# RAW DATA start

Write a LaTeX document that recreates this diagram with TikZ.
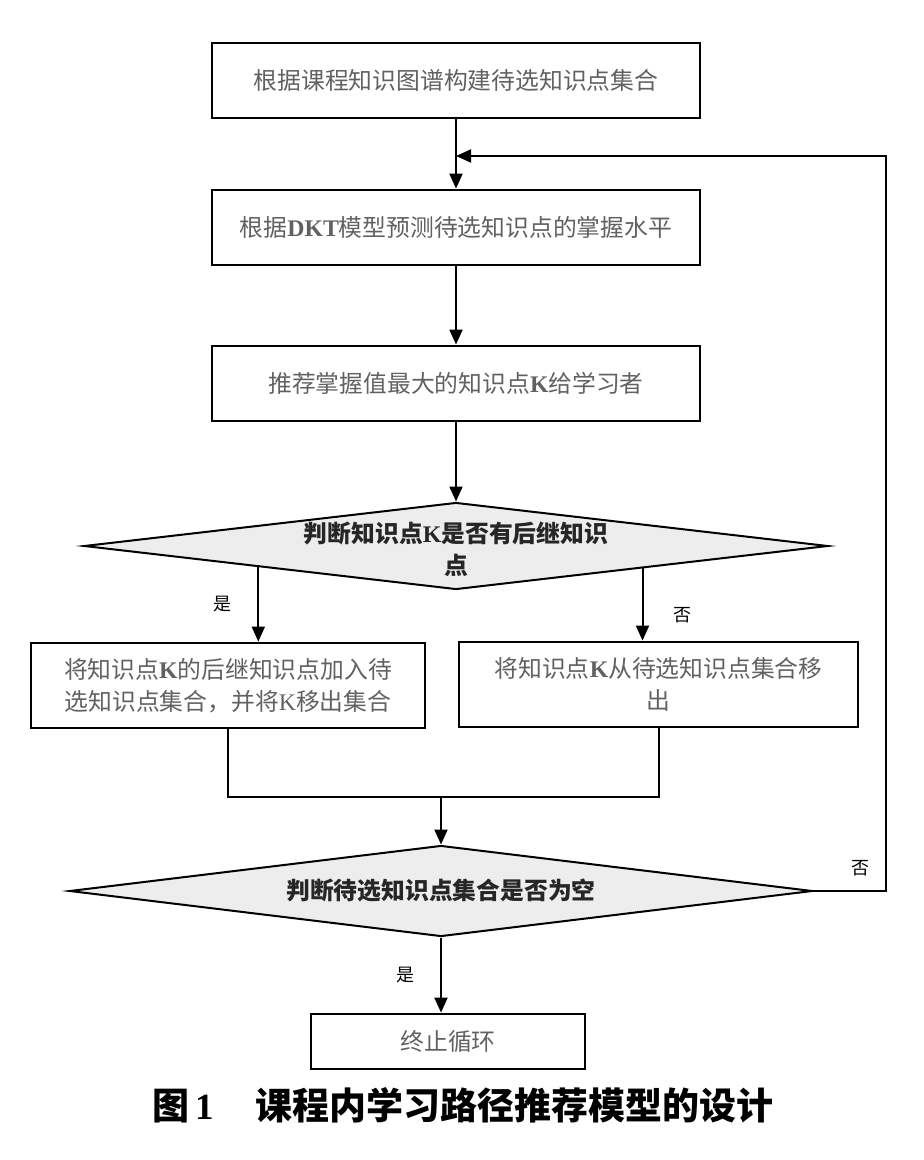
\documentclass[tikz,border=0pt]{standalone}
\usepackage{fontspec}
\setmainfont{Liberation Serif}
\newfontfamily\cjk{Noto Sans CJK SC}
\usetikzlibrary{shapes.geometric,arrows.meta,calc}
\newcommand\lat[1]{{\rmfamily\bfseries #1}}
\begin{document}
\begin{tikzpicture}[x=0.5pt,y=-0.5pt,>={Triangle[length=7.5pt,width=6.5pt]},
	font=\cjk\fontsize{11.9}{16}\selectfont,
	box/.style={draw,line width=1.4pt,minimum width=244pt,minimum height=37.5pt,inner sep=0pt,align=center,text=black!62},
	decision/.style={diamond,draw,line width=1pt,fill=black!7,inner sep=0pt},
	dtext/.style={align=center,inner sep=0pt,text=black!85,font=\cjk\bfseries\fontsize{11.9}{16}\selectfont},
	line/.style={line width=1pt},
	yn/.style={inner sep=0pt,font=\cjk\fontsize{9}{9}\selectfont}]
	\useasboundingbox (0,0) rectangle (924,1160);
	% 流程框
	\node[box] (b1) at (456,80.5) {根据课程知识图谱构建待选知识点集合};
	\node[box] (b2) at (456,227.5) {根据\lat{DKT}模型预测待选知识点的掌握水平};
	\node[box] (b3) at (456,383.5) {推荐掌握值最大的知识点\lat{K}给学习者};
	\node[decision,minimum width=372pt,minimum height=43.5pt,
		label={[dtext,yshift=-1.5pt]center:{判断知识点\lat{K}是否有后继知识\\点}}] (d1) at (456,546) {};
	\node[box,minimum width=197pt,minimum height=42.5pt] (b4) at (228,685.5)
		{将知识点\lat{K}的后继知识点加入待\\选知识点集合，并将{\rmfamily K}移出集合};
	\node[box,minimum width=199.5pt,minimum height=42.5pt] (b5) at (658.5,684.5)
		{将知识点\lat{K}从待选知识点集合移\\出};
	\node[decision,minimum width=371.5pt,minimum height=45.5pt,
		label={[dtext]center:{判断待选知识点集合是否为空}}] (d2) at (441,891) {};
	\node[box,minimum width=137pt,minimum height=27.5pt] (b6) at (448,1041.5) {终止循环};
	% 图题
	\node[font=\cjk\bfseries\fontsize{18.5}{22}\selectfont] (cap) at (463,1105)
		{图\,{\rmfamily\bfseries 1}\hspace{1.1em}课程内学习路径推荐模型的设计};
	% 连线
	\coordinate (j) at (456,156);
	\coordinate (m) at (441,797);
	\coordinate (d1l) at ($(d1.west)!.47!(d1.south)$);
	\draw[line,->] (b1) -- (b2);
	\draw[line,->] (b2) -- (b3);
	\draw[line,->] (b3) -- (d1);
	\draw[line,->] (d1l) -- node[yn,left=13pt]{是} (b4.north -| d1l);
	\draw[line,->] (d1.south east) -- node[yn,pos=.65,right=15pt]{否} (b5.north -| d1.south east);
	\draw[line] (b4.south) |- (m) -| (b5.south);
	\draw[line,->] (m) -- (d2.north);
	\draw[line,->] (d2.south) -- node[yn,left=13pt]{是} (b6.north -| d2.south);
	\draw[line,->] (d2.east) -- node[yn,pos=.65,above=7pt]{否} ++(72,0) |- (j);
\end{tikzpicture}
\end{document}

# RAW DATA end

• **TASK**
Without the pictures, write out all of the material exactly.

• **ANSWER TO THE TASK**
Write a LaTeX document that recreates this diagram with TikZ.
\documentclass[tikz,border=0pt]{standalone}
\usepackage{fontspec}
\setmainfont{Liberation Serif}
\newfontfamily\cjk{Noto Sans CJK SC}
\usetikzlibrary{shapes.geometric,arrows.meta,calc}
\newcommand\lat[1]{{\rmfamily\bfseries #1}}
\begin{document}
\begin{tikzpicture}[x=0.5pt,y=-0.5pt,>={Triangle[length=7.5pt,width=6.5pt]},
	font=\cjk\fontsize{11.9}{16}\selectfont,
	box/.style={draw,line width=1.4pt,minimum width=244pt,minimum height=37.5pt,inner sep=0pt,align=center,text=black!62},
	decision/.style={diamond,draw,line width=1pt,fill=black!7,inner sep=0pt},
	dtext/.style={align=center,inner sep=0pt,text=black!85,font=\cjk\bfseries\fontsize{11.9}{16}\selectfont},
	line/.style={line width=1pt},
	yn/.style={inner sep=0pt,font=\cjk\fontsize{9}{9}\selectfont}]
	\useasboundingbox (0,0) rectangle (924,1160);
	% 流程框
	\node[box] (b1) at (456,80.5) {根据课程知识图谱构建待选知识点集合};
	\node[box] (b2) at (456,227.5) {根据\lat{DKT}模型预测待选知识点的掌握水平};
	\node[box] (b3) at (456,383.5) {推荐掌握值最大的知识点\lat{K}给学习者};
	\node[decision,minimum width=372pt,minimum height=43.5pt,
		label={[dtext,yshift=-1.5pt]center:{判断知识点\lat{K}是否有后继知识\\点}}] (d1) at (456,546) {};
	\node[box,minimum width=197pt,minimum height=42.5pt] (b4) at (228,685.5)
		{将知识点\lat{K}的后继知识点加入待\\选知识点集合，并将{\rmfamily K}移出集合};
	\node[box,minimum width=199.5pt,minimum height=42.5pt] (b5) at (658.5,684.5)
		{将知识点\lat{K}从待选知识点集合移\\出};
	\node[decision,minimum width=371.5pt,minimum height=45.5pt,
		label={[dtext]center:{判断待选知识点集合是否为空}}] (d2) at (441,891) {};
	\node[box,minimum width=137pt,minimum height=27.5pt] (b6) at (448,1041.5) {终止循环};
	% 图题
	\node[font=\cjk\bfseries\fontsize{18.5}{22}\selectfont] (cap) at (463,1105)
		{图\,{\rmfamily\bfseries 1}\hspace{1.1em}课程内学习路径推荐模型的设计};
	% 连线
	\coordinate (j) at (456,156);
	\coordinate (m) at (441,797);
	\coordinate (d1l) at ($(d1.west)!.47!(d1.south)$);
	\draw[line,->] (b1) -- (b2);
	\draw[line,->] (b2) -- (b3);
	\draw[line,->] (b3) -- (d1);
	\draw[line,->] (d1l) -- node[yn,left=13pt]{是} (b4.north -| d1l);
	\draw[line,->] (d1.south east) -- node[yn,pos=.65,right=15pt]{否} (b5.north -| d1.south east);
	\draw[line] (b4.south) |- (m) -| (b5.south);
	\draw[line,->] (m) -- (d2.north);
	\draw[line,->] (d2.south) -- node[yn,left=13pt]{是} (b6.north -| d2.south);
	\draw[line,->] (d2.east) -- node[yn,pos=.65,above=7pt]{否} ++(72,0) |- (j);
\end{tikzpicture}
\end{document}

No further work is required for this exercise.